▶ SOURCE DATA
>>>>

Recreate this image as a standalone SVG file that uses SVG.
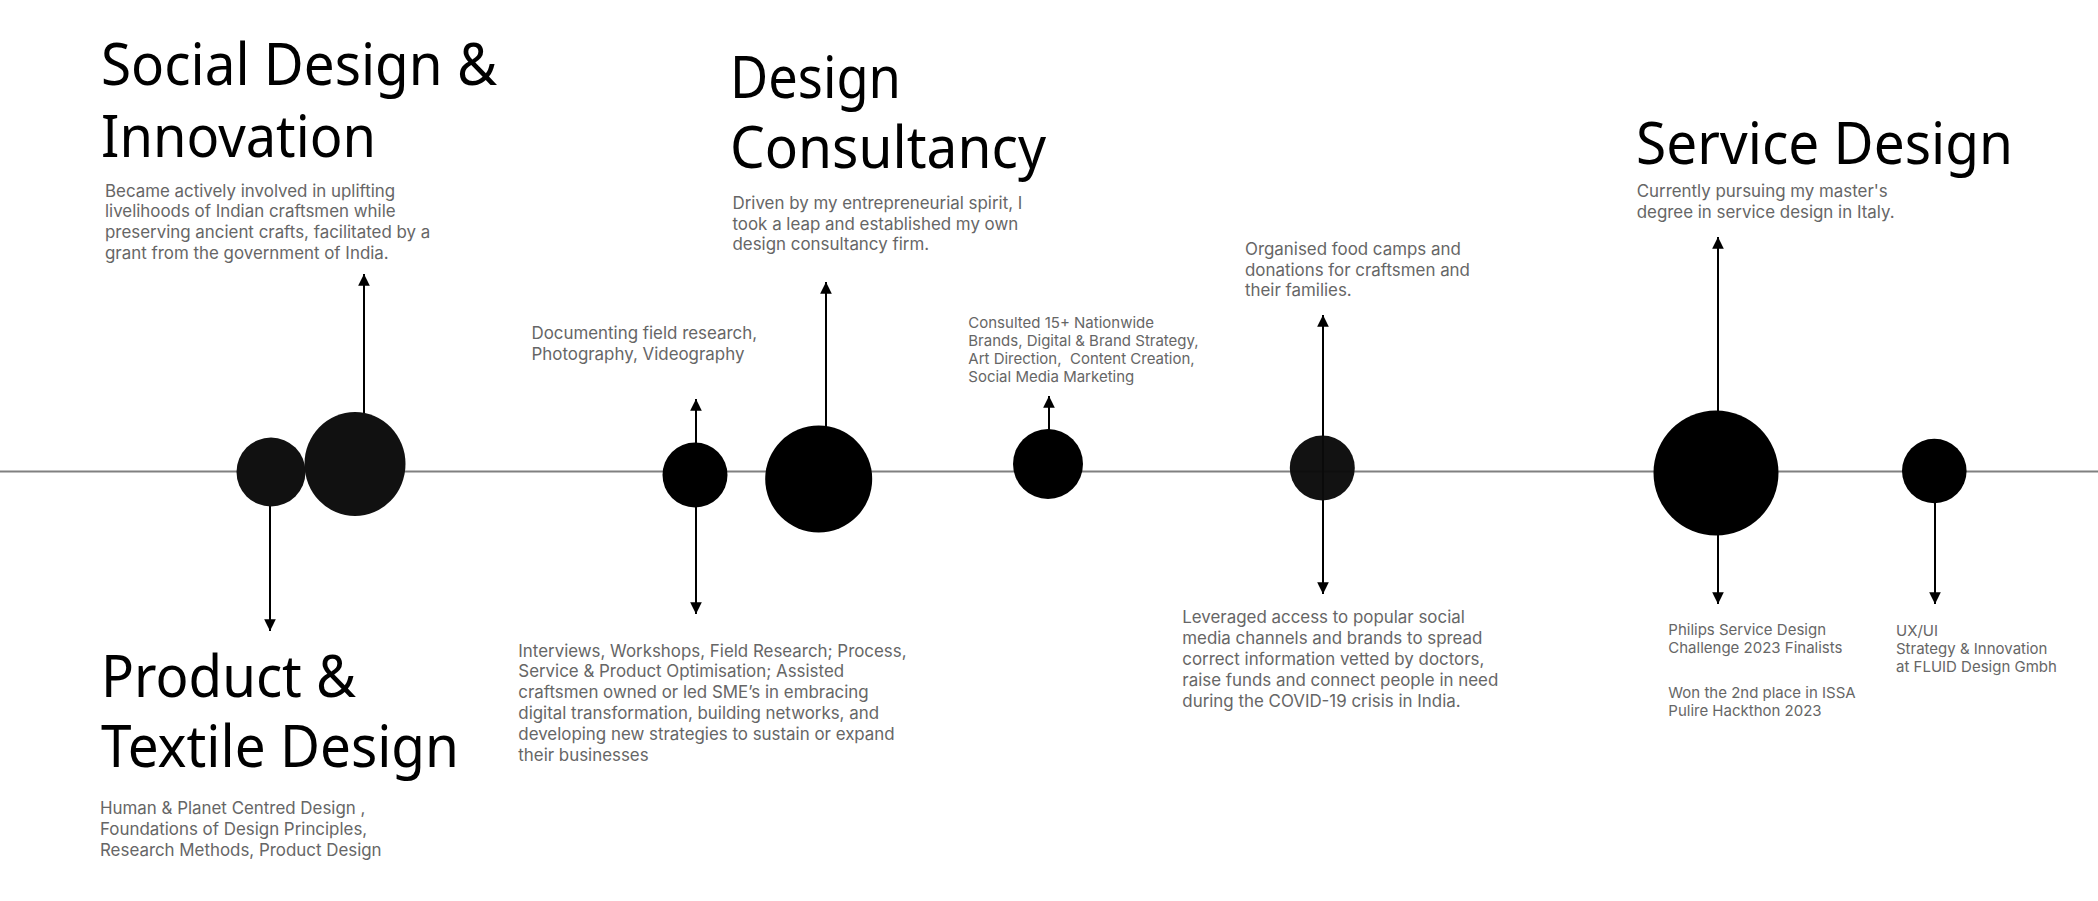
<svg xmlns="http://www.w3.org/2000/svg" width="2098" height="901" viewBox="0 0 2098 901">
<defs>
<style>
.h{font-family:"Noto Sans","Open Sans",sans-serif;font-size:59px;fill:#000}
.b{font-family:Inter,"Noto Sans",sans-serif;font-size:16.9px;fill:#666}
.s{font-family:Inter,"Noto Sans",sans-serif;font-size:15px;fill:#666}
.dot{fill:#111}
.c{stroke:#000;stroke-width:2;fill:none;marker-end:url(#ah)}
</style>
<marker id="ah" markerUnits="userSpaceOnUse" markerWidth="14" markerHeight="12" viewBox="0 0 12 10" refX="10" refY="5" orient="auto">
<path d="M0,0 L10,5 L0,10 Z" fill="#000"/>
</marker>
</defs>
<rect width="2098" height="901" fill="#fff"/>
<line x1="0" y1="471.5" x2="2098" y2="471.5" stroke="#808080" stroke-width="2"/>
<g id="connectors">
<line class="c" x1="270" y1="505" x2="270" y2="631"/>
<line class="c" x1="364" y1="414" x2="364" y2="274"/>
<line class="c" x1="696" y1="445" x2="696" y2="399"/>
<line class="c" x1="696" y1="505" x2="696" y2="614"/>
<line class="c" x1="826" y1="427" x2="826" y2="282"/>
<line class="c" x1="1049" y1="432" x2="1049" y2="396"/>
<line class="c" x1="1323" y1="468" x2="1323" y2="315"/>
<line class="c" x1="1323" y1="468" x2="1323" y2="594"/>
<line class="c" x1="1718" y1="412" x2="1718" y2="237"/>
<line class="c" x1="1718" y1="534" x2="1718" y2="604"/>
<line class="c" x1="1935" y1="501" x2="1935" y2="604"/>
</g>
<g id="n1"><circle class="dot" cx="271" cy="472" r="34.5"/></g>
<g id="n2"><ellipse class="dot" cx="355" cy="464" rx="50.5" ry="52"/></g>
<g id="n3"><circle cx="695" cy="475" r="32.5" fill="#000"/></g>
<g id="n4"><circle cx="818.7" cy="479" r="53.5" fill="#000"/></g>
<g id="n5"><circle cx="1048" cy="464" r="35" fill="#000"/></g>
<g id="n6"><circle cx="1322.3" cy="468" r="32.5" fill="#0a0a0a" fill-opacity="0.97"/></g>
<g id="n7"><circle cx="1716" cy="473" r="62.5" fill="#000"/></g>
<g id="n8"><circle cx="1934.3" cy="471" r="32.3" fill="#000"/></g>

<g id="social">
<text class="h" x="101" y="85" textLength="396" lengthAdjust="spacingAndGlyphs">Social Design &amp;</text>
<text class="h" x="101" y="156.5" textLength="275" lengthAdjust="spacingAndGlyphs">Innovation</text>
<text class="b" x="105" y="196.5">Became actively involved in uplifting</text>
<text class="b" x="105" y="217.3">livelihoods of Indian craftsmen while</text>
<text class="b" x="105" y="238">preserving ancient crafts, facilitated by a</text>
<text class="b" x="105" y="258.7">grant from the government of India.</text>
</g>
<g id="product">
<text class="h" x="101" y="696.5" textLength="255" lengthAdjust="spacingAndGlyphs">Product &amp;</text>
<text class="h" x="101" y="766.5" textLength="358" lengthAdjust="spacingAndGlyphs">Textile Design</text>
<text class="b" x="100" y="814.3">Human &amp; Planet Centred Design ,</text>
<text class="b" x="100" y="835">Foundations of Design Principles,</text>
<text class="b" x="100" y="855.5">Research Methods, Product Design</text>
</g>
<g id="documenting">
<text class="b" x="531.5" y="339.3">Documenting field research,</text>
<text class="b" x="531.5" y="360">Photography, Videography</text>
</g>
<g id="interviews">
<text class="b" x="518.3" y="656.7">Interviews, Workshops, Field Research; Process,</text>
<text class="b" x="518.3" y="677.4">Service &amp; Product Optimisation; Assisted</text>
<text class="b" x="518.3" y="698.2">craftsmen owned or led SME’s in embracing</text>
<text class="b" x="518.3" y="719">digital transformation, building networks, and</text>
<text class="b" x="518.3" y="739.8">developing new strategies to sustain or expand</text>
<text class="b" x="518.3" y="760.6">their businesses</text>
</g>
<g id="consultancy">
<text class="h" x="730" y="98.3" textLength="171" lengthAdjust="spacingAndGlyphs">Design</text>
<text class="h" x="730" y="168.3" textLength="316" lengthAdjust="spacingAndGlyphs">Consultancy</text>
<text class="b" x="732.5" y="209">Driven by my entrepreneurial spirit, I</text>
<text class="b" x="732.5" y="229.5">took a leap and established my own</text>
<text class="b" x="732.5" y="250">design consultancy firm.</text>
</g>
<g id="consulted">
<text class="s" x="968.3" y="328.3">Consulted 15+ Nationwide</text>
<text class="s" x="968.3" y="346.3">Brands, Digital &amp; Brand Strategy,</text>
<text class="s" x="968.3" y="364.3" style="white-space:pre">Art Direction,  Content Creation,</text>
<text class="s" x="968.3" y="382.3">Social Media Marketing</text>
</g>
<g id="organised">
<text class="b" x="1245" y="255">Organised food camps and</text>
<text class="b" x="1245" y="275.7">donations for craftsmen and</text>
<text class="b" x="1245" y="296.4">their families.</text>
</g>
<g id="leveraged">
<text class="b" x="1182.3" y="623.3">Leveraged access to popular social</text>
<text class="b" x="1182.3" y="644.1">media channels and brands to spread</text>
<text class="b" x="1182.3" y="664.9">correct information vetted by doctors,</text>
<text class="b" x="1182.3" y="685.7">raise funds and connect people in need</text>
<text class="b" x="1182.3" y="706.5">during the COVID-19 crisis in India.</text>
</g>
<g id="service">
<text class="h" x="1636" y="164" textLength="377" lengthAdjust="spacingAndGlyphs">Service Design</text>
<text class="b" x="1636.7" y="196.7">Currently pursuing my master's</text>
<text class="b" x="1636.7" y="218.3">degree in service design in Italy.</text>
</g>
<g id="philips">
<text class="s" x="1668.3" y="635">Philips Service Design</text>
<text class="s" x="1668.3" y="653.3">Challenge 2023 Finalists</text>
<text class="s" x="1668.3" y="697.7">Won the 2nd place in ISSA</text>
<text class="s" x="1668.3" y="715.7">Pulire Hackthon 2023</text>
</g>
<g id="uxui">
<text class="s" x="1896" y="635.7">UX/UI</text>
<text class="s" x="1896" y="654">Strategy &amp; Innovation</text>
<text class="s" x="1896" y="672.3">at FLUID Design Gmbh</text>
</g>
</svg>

<<<<

▶ EXERCISE TASK
Set the listing down in full and exactly. Pictures within it should not appear in the copy.

▶ EXERCISE SOLUTION
Recreate this image as a standalone SVG file that uses SVG.
<svg xmlns="http://www.w3.org/2000/svg" width="2098" height="901" viewBox="0 0 2098 901">
<defs>
<style>
.h{font-family:"Noto Sans","Open Sans",sans-serif;font-size:59px;fill:#000}
.b{font-family:Inter,"Noto Sans",sans-serif;font-size:16.9px;fill:#666}
.s{font-family:Inter,"Noto Sans",sans-serif;font-size:15px;fill:#666}
.dot{fill:#111}
.c{stroke:#000;stroke-width:2;fill:none;marker-end:url(#ah)}
</style>
<marker id="ah" markerUnits="userSpaceOnUse" markerWidth="14" markerHeight="12" viewBox="0 0 12 10" refX="10" refY="5" orient="auto">
<path d="M0,0 L10,5 L0,10 Z" fill="#000"/>
</marker>
</defs>
<rect width="2098" height="901" fill="#fff"/>
<line x1="0" y1="471.5" x2="2098" y2="471.5" stroke="#808080" stroke-width="2"/>
<g id="connectors">
<line class="c" x1="270" y1="505" x2="270" y2="631"/>
<line class="c" x1="364" y1="414" x2="364" y2="274"/>
<line class="c" x1="696" y1="445" x2="696" y2="399"/>
<line class="c" x1="696" y1="505" x2="696" y2="614"/>
<line class="c" x1="826" y1="427" x2="826" y2="282"/>
<line class="c" x1="1049" y1="432" x2="1049" y2="396"/>
<line class="c" x1="1323" y1="468" x2="1323" y2="315"/>
<line class="c" x1="1323" y1="468" x2="1323" y2="594"/>
<line class="c" x1="1718" y1="412" x2="1718" y2="237"/>
<line class="c" x1="1718" y1="534" x2="1718" y2="604"/>
<line class="c" x1="1935" y1="501" x2="1935" y2="604"/>
</g>
<g id="n1"><circle class="dot" cx="271" cy="472" r="34.5"/></g>
<g id="n2"><ellipse class="dot" cx="355" cy="464" rx="50.5" ry="52"/></g>
<g id="n3"><circle cx="695" cy="475" r="32.5" fill="#000"/></g>
<g id="n4"><circle cx="818.7" cy="479" r="53.5" fill="#000"/></g>
<g id="n5"><circle cx="1048" cy="464" r="35" fill="#000"/></g>
<g id="n6"><circle cx="1322.3" cy="468" r="32.5" fill="#0a0a0a" fill-opacity="0.97"/></g>
<g id="n7"><circle cx="1716" cy="473" r="62.5" fill="#000"/></g>
<g id="n8"><circle cx="1934.3" cy="471" r="32.3" fill="#000"/></g>

<g id="social">
<text class="h" x="101" y="85" textLength="396" lengthAdjust="spacingAndGlyphs">Social Design &amp;</text>
<text class="h" x="101" y="156.5" textLength="275" lengthAdjust="spacingAndGlyphs">Innovation</text>
<text class="b" x="105" y="196.5">Became actively involved in uplifting</text>
<text class="b" x="105" y="217.3">livelihoods of Indian craftsmen while</text>
<text class="b" x="105" y="238">preserving ancient crafts, facilitated by a</text>
<text class="b" x="105" y="258.7">grant from the government of India.</text>
</g>
<g id="product">
<text class="h" x="101" y="696.5" textLength="255" lengthAdjust="spacingAndGlyphs">Product &amp;</text>
<text class="h" x="101" y="766.5" textLength="358" lengthAdjust="spacingAndGlyphs">Textile Design</text>
<text class="b" x="100" y="814.3">Human &amp; Planet Centred Design ,</text>
<text class="b" x="100" y="835">Foundations of Design Principles,</text>
<text class="b" x="100" y="855.5">Research Methods, Product Design</text>
</g>
<g id="documenting">
<text class="b" x="531.5" y="339.3">Documenting field research,</text>
<text class="b" x="531.5" y="360">Photography, Videography</text>
</g>
<g id="interviews">
<text class="b" x="518.3" y="656.7">Interviews, Workshops, Field Research; Process,</text>
<text class="b" x="518.3" y="677.4">Service &amp; Product Optimisation; Assisted</text>
<text class="b" x="518.3" y="698.2">craftsmen owned or led SME’s in embracing</text>
<text class="b" x="518.3" y="719">digital transformation, building networks, and</text>
<text class="b" x="518.3" y="739.8">developing new strategies to sustain or expand</text>
<text class="b" x="518.3" y="760.6">their businesses</text>
</g>
<g id="consultancy">
<text class="h" x="730" y="98.3" textLength="171" lengthAdjust="spacingAndGlyphs">Design</text>
<text class="h" x="730" y="168.3" textLength="316" lengthAdjust="spacingAndGlyphs">Consultancy</text>
<text class="b" x="732.5" y="209">Driven by my entrepreneurial spirit, I</text>
<text class="b" x="732.5" y="229.5">took a leap and established my own</text>
<text class="b" x="732.5" y="250">design consultancy firm.</text>
</g>
<g id="consulted">
<text class="s" x="968.3" y="328.3">Consulted 15+ Nationwide</text>
<text class="s" x="968.3" y="346.3">Brands, Digital &amp; Brand Strategy,</text>
<text class="s" x="968.3" y="364.3" style="white-space:pre">Art Direction,  Content Creation,</text>
<text class="s" x="968.3" y="382.3">Social Media Marketing</text>
</g>
<g id="organised">
<text class="b" x="1245" y="255">Organised food camps and</text>
<text class="b" x="1245" y="275.7">donations for craftsmen and</text>
<text class="b" x="1245" y="296.4">their families.</text>
</g>
<g id="leveraged">
<text class="b" x="1182.3" y="623.3">Leveraged access to popular social</text>
<text class="b" x="1182.3" y="644.1">media channels and brands to spread</text>
<text class="b" x="1182.3" y="664.9">correct information vetted by doctors,</text>
<text class="b" x="1182.3" y="685.7">raise funds and connect people in need</text>
<text class="b" x="1182.3" y="706.5">during the COVID-19 crisis in India.</text>
</g>
<g id="service">
<text class="h" x="1636" y="164" textLength="377" lengthAdjust="spacingAndGlyphs">Service Design</text>
<text class="b" x="1636.7" y="196.7">Currently pursuing my master's</text>
<text class="b" x="1636.7" y="218.3">degree in service design in Italy.</text>
</g>
<g id="philips">
<text class="s" x="1668.3" y="635">Philips Service Design</text>
<text class="s" x="1668.3" y="653.3">Challenge 2023 Finalists</text>
<text class="s" x="1668.3" y="697.7">Won the 2nd place in ISSA</text>
<text class="s" x="1668.3" y="715.7">Pulire Hackthon 2023</text>
</g>
<g id="uxui">
<text class="s" x="1896" y="635.7">UX/UI</text>
<text class="s" x="1896" y="654">Strategy &amp; Innovation</text>
<text class="s" x="1896" y="672.3">at FLUID Design Gmbh</text>
</g>
</svg>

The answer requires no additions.